Some firms are very comfortable in this role. They do not seek market leadership. If they are, then all of their profit must be predicated on business volume. They are generally hurt by significant economic downturns that kill sales volume.

Leading

The largest rewards (on a per-unit basis) are reserved for “leading” firms. Companies in this quadrant have both differentiated themselves in their markets and their management has proven itself effective at producing and increasing throughput.

Even as overall markets shrink, it is possible for such leading firms to prevail by taking a larger and larger share of the shrinking market. While sinking or shrinking companies are giving up market share, prevailing or leading companies can grow by taking over what is surrendered by vanishing firms.

Increasing breadth of market

In 2006, Chris Anderson, a former journalist at The Economist and editor of Wired magazine, published a book entitled The Long Tail: Why the Future of Business is Selling Less of More. The term “the long tail” comes from the appearance of a sales graph where lots of products (x-axis) are sold in smaller quantities (y-axis) into lots of different market segments. This book talks about the why behind the product proliferation we are seeing in many, many markets.

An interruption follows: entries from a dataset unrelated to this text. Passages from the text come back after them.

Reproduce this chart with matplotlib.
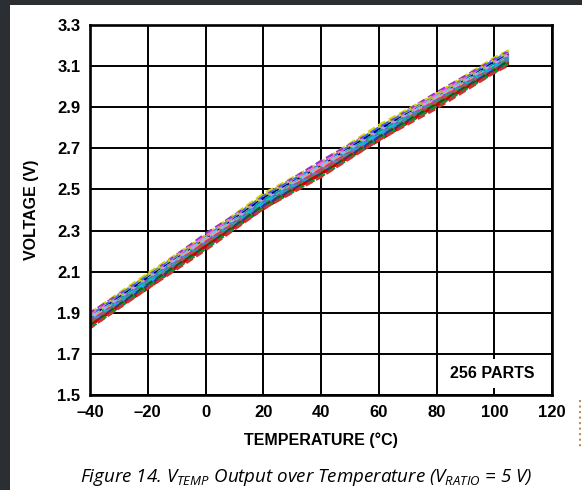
import matplotlib
matplotlib.use("Agg")
import matplotlib.pyplot as plt
from matplotlib.patches import Rectangle
from matplotlib.lines import Line2D

# typical V_TEMP curve (V) read at each temperature (°C)
temps = [-40, -20, 0, 20, 40, 60, 80, 100, 105]
vtemp_typ = [1.862, 2.05, 2.245, 2.435, 2.60, 2.77, 2.935, 3.10, 3.14]

# part-to-part spread around the typical curve (V)
part_offsets = [0.036, 0.032, 0.028, 0.024, 0.020, 0.017, 0.014, 0.010,
                0.007, 0.004, 0.001, -0.002, -0.005, -0.008, -0.011,
                -0.014, -0.017, -0.020, -0.024, -0.028, -0.032, -0.036]
# small wobble per temperature point, shared pattern from the measured traces
wobble = [0.0, 0.005, -0.004, 0.007, -0.003, 0.006, -0.005, 0.004, 0.0]

part_colors = ["#d4d400", "#9933cc", "#cccc33", "#3366ff", "#ff66cc",
               "#99cc33", "#000080", "#66ccff", "#cc99ff", "#009999",
               "#ff9966", "#6666cc", "#00cccc", "#cc3399", "#339966",
               "#3399ff", "#996633", "#006600", "#333399", "#cc0000",
               "#009933", "#cc3333"]

x_ticks = [-40, -20, 0, 20, 40, 60, 80, 100, 120]
y_ticks = [1.5, 1.7, 1.9, 2.1, 2.3, 2.5, 2.7, 2.9, 3.1, 3.3]

plt.rcParams["mathtext.fontset"] = "custom"
plt.rcParams["mathtext.rm"] = "Open Sans:italic"
plt.rcParams["mathtext.it"] = "Open Sans:italic"

fig = plt.figure(figsize=(5.82, 4.90), dpi=100)
fig.patch.set_facecolor("#2b2f33")
# white page area
fig.add_artist(Rectangle((10 / 582, 0), 1, 1 - 5 / 490, transform=fig.transFigure,
                         facecolor="white", edgecolor="none", zorder=0))

ax = fig.add_axes([90 / 582, 1 - 395 / 490, 462 / 582, 370 / 490])
ax.set_facecolor("white")

for i, (off, col) in enumerate(zip(part_offsets, part_colors)):
    w = wobble[i % 3:] + wobble[:i % 3]
    v = [b + off + dw for b, dw in zip(vtemp_typ, w)]
    ax.plot(temps, v, color=col, lw=1.9, linestyle=(i % 4, (3, 1.5)),
            zorder=3, solid_capstyle="butt")

ax.set_xlim(-40, 120)
ax.set_ylim(1.5, 3.3)
ax.set_xticks(x_ticks)
ax.set_yticks(y_ticks)
ax.set_xticklabels([f"{t}".replace("-", "\u2013") for t in x_ticks])
ax.set_yticklabels([f"{t:.1f}" for t in y_ticks])
ax.grid(True, color="black", lw=1.4, zorder=1)
ax.set_axisbelow(True)
ax.tick_params(length=0, pad=7, labelsize=12)
for lab in ax.get_xticklabels() + ax.get_yticklabels():
    lab.set_fontfamily("Liberation Sans")
    lab.set_fontweight("bold")
for sp in ax.spines.values():
    sp.set_linewidth(1.9)
    sp.set_color("black")
    sp.set_zorder(4)

ax.set_xlabel("TEMPERATURE (°C)", fontfamily="Liberation Sans", fontweight="bold",
              fontsize=11.5, labelpad=9)
ax.set_ylabel("VOLTAGE (V)", fontfamily="Liberation Sans", fontweight="bold",
              fontsize=11.5)
ax.yaxis.set_label_coords(-0.111, 0.5)

ax.text(0.963, 0.058, "256 PARTS", transform=ax.transAxes, ha="right", va="center",
        fontfamily="Liberation Sans", fontweight="bold", fontsize=11.5, zorder=5,
        bbox=dict(facecolor="white", edgecolor="none", pad=5))

fig.text(306 / 582, 1 - 477 / 490,
         r"Figure 14. $V_{TEMP}$ Output over Temperature ($V_{RATIO}$ = 5 V)",
         ha="center", va="center", fontfamily="Open Sans", style="italic",
         fontsize=13.5)

# dotted edge mark at the right of the page
fig.add_artist(Line2D([580 / 582, 580 / 582], [1 - 400 / 490, 1 - 447 / 490],
                      transform=fig.transFigure, color="#b09060", lw=1.5,
                      linestyle=":"))

fig.savefig("out.png", dpi=100)
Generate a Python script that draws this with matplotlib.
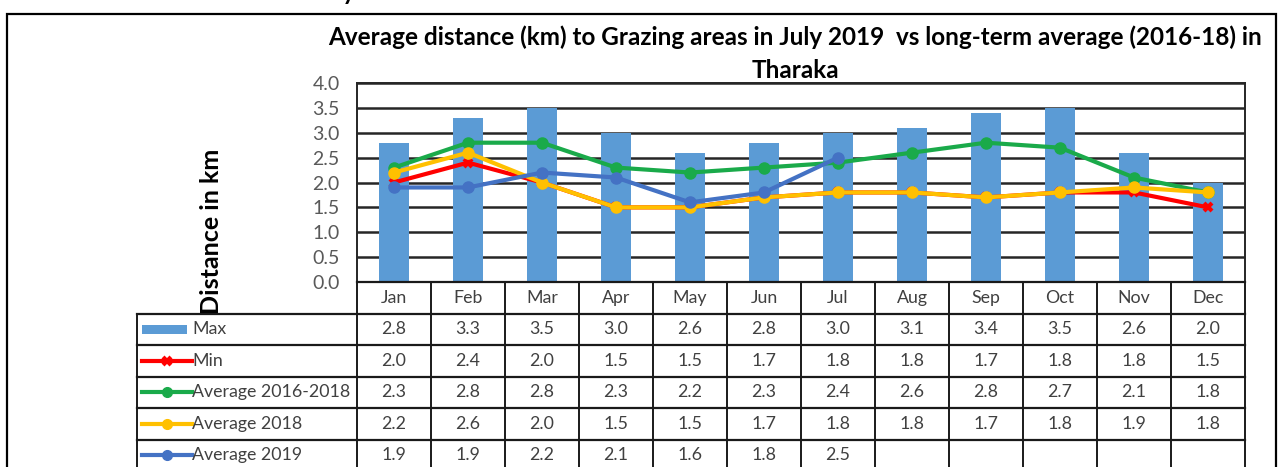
import numpy as np
import matplotlib
matplotlib.use("Agg")
import matplotlib.pyplot as plt
from matplotlib.patches import Rectangle
from matplotlib.lines import Line2D

plt.rcParams['font.family'] = ['Lato', 'DejaVu Sans']

months = ['Jan', 'Feb', 'Mar', 'Apr', 'May', 'Jun', 'Jul', 'Aug', 'Sep', 'Oct', 'Nov', 'Dec']
max_vals = [2.8, 3.3, 3.5, 3.0, 2.6, 2.8, 3.0, 3.1, 3.4, 3.5, 2.6, 2.0]
min_vals = [2.0, 2.4, 2.0, 1.5, 1.5, 1.7, 1.8, 1.8, 1.7, 1.8, 1.8, 1.5]
avg_2016_2018 = [2.3, 2.8, 2.8, 2.3, 2.2, 2.3, 2.4, 2.6, 2.8, 2.7, 2.1, 1.8]
avg_2018 = [2.2, 2.6, 2.0, 1.5, 1.5, 1.7, 1.8, 1.8, 1.7, 1.8, 1.9, 1.8]
avg_2019 = [1.9, 1.9, 2.2, 2.1, 1.6, 1.8, 2.5]

series_names = ['Max', 'Min', 'Average 2016-2018', 'Average 2018', 'Average 2019']
series_vals = [max_vals, min_vals, avg_2016_2018, avg_2018, avg_2019]
colors = ['#5B9BD5', '#FF0000', '#1AAA4A', '#FFC000', '#4472C4']

W, H = 1280, 467
fig = plt.figure(figsize=(W / 100, H / 100), dpi=100)

def px(x0, y0, x1, y1):
    # pixel box -> figure fraction [l, b, w, h]
    return [x0 / W, 1 - y1 / H, (x1 - x0) / W, (y1 - y0) / H]

# outer frame + stray glyph from text above the picture
fig.add_artist(Rectangle((7 / W, -0.1), (1276 - 7) / W, 1.1 - 14 / H,
                         transform=fig.transFigure, fill=False, lw=1.6, ec='black'))
fig.text(341 / W, 1 + 2 / H, 'y', fontsize=24, va='baseline', ha='left')

# main plot
ax = fig.add_axes(px(357, 83, 1245, 282))
x = np.arange(len(months))
lw, ms = 3, 8
ax.bar(x, max_vals, width=0.4, color=colors[0], zorder=2)
ax.plot(x, min_vals, color=colors[1], lw=lw, marker='x', ms=6, mew=3, zorder=3)
ax.plot(x, avg_2016_2018, color=colors[2], lw=lw, marker='o', ms=ms, zorder=4)
ax.plot(x, avg_2018, color=colors[3], lw=lw, marker='o', ms=ms, zorder=5)
ax.plot(x[:len(avg_2019)], avg_2019, color=colors[4], lw=lw, marker='o', ms=ms, zorder=6)

ax.set_xlim(-0.5, 11.5)
ax.set_ylim(0, 4.0)
ax.set_yticks(np.arange(0, 4.01, 0.5))
ax.set_yticklabels([f'{v:.1f}' for v in np.arange(0, 4.01, 0.5)], color='#595959', fontsize=14)
ax.tick_params(axis='y', length=0, pad=12.5)
ax.set_xticks([])
ax.grid(axis='y', color='#262626', lw=1.8, zorder=1)
for s in ax.spines.values():
    s.set_color('#262626')
    s.set_linewidth(1.4)
ax.set_ylabel('Distance in km', fontsize=18, fontweight='bold')
ax.yaxis.set_label_coords(-0.151, 0.256)

fig.text(795 / W, 1 - 37 / H,
         'Average distance (km) to Grazing areas in July 2019  vs long-term average (2016-18) in',
         ha='center', va='center', fontsize=17.5, fontweight='bold')
fig.text(795 / W, 1 - 71 / H, 'Tharaka', ha='center', va='center', fontsize=17.5, fontweight='bold')

# data table under the plot
col_w = 888 / 12
xl = -0.5 - 220 / col_w
tax = fig.add_axes(px(137, 282, 1245, 471))
tax.set_xlim(xl, 11.5)
tax.set_ylim(6, 0)
tax.axis('off')
tax.add_patch(Rectangle((xl, 1), -0.5 - xl, 5, fc='white', ec='none', zorder=0))
lc = '#1a1a1a'
tax.plot([-0.5, 11.5], [0, 0], color=lc, lw=1.6, clip_on=False)
for r in range(1, 7):
    tax.plot([xl, 11.5], [r, r], color=lc, lw=1.6, clip_on=False)
for c in range(13):
    tax.plot([c - 0.5, c - 0.5], [0, 6], color=lc, lw=1.4, clip_on=False)
tax.plot([xl, xl], [1, 6], color=lc, lw=1.4, clip_on=False)

fs = 12.8
for i, m in enumerate(months):
    tax.text(i, 0.5, m, ha='center', va='center', fontsize=fs, color='#404040')
for r, (name, vals) in enumerate(zip(series_names, series_vals), start=1):
    for i, v in enumerate(vals):
        tax.text(i, r + 0.5, f'{v:.1f}', ha='center', va='center', fontsize=fs, color='#404040')
    tax.text(xl + 55 / col_w, r + 0.5, name, ha='left', va='center', fontsize=fs, color='#404040')
    ix0, ix1 = xl + 5 / col_w, xl + 55 / col_w
    if r == 1:
        tax.add_patch(Rectangle((ix0, r + 0.38), ix1 - ix0 - 5 / col_w, 0.26, fc=colors[0], ec='none'))
    else:
        mk = 'x' if r == 2 else 'o'
        tax.add_line(Line2D([ix0, ix1], [r + 0.5, r + 0.5], color=colors[r - 1], lw=lw))
        tax.add_line(Line2D([(ix0 + ix1) / 2], [r + 0.5], color=colors[r - 1],
                            marker=mk, ms=6 if mk == 'x' else 7, mew=3 if mk == 'x' else 1))

fig.savefig('out.png', dpi=100)
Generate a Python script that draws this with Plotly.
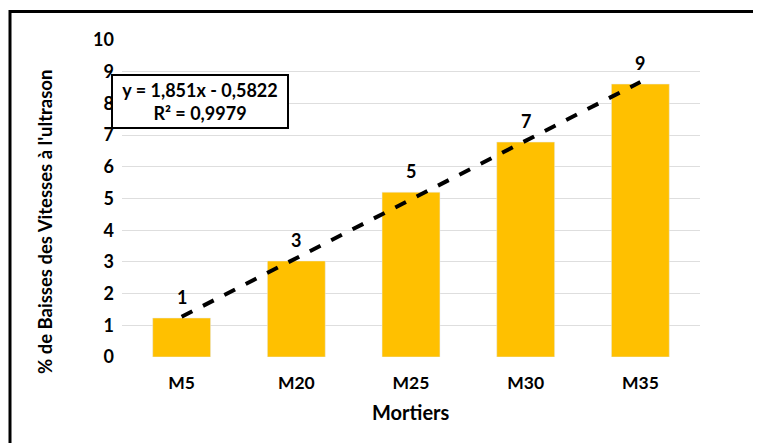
import plotly.graph_objects as go

# Données
mortiers = ["M5", "M20", "M25", "M30", "M35"]
positions = [1, 2, 3, 4, 5]
baisses = [1.23, 3.03, 5.2, 6.78, 8.61]

# Courbe de tendance affichée (régression linéaire Excel)
pente = 1.851
ordonnee = -0.5822
r2 = 0.9979
tendance = [pente * x + ordonnee for x in positions]

# la page html a une marge de 8 px autour de la figure
OFF = 8
W, H = 761 - OFF, 443 - OFF
left, right, top, bottom = 122, 700, 40, 357   # zone de tracé (pixels de la page)
ml, mr, mt, mb = left - OFF, 761 - right, top - OFF, 443 - bottom
pw, ph = right - left, bottom - top

def px_x(p):
    return (p - left) / pw

def px_y(p):
    return (bottom - p) / ph

police = "Lato"
fmt = lambda v: str(v).replace(".", ",")

fig = go.Figure()

fig.add_trace(go.Bar(
    x=positions,
    y=baisses,
    width=0.505,
    marker=dict(color="#FFC000"),
    showlegend=False,
))

fig.add_trace(go.Scatter(
    x=positions,
    y=tendance,
    mode="lines",
    line=dict(color="#000000", width=4, dash="dash"),
    showlegend=False,
))

# étiquettes de données au-dessus des barres
etiquettes = [dict(
    x=x, y=v, xref="x", yref="y",
    text=f"<b>{round(v)}</b>",
    showarrow=False, yanchor="middle", yshift=21,
    font=dict(family=police, size=18, color="#000000"),
) for x, v in zip(positions, baisses)]

fig.update_layout(
    width=W,
    height=H,
    margin=dict(l=ml, r=mr, t=mt, b=mb),
    plot_bgcolor="white",
    paper_bgcolor="white",
    font=dict(family=police, color="#000000"),
    xaxis=dict(
        range=[0.48, 5.52],
        tickvals=positions,
        ticktext=[f"<b>{m}</b>" for m in mortiers],
        tickfont=dict(size=17.5),
        ticklabelstandoff=13,
        showgrid=False,
        zeroline=False,
        ticks="",
    ),
    yaxis=dict(
        range=[0, 10],
        tickvals=list(range(11)),
        ticktext=[f"<b>{v}</b>" for v in range(11)],
        tickfont=dict(size=18),
        ticklabelstandoff=7,
        gridcolor="#DEDEDE",
        gridwidth=1,
        zeroline=False,
        ticks="",
    ),
    annotations=etiquettes + [
        dict(
            xref="paper", yref="paper",
            x=px_x(200), y=px_y(101),
            xanchor="center", yanchor="middle",
            text=f"<b>y = {fmt(pente)}x - {fmt(abs(ordonnee))}<br>R² = {fmt(r2)}</b>",
            showarrow=False,
            font=dict(family=police, size=18, color="#000000"),
            bordercolor="#000000",
            borderwidth=2,
            borderpad=3,
            bgcolor="white",
            width=168,
        ),
        dict(
            xref="paper", yref="paper",
            x=px_x(45), y=px_y(222),
            xanchor="center", yanchor="middle",
            text="<b>% de Baisses des Vitesses à l'ultrason</b>",
            textangle=-90,
            showarrow=False,
            font=dict(family=police, size=18.5, color="#000000"),
        ),
        dict(
            xref="paper", yref="paper",
            x=px_x(411), y=px_y(412),
            xanchor="center", yanchor="middle",
            text="<b>Mortiers</b>",
            showarrow=False,
            font=dict(family=police, size=20, color="#000000"),
        ),
    ],
    shapes=[dict(
        type="rect",
        xref="paper", yref="paper",
        x0=px_x(10), x1=px_x(800),
        y0=px_y(480), y1=px_y(11.5),
        line=dict(color="#000000", width=3),
        layer="below",
    )],
)

fig.write_html("out.html")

Although I am not a smoker, when I was a young man a recall that there were only a couple dozen cigarette brands sold in the U.S. Today, the tobacco industry has proliferated cigarette branding to perhaps a hundred varieties or more. Similarly, when I was younger, there were a few dozen major soft drinks: Coke, Pepsi, Mountain Dew, and so forth. Today, that has exploded into almost a dozen varieties of Coca-cola, alone.

In the 1950s and into the early 1970s, automobile makers produced a fairly limited range of options available for U.S. made cars. Many cars were sold out of the showroom or out of dealer inventory simply because they had a model in stock with all the options a particular customer might want.

Today, however, the number and variety of options available for U.S. made cars has grown to the point that one automaker claims that “no two cars delivered” are identical—even if they are inventoried by the dealer and sold out of dealer stock. Choices in colors, sound systems, trim kits, accessory “packages,” engines, seating, and more have led to satisfying “markets of one.”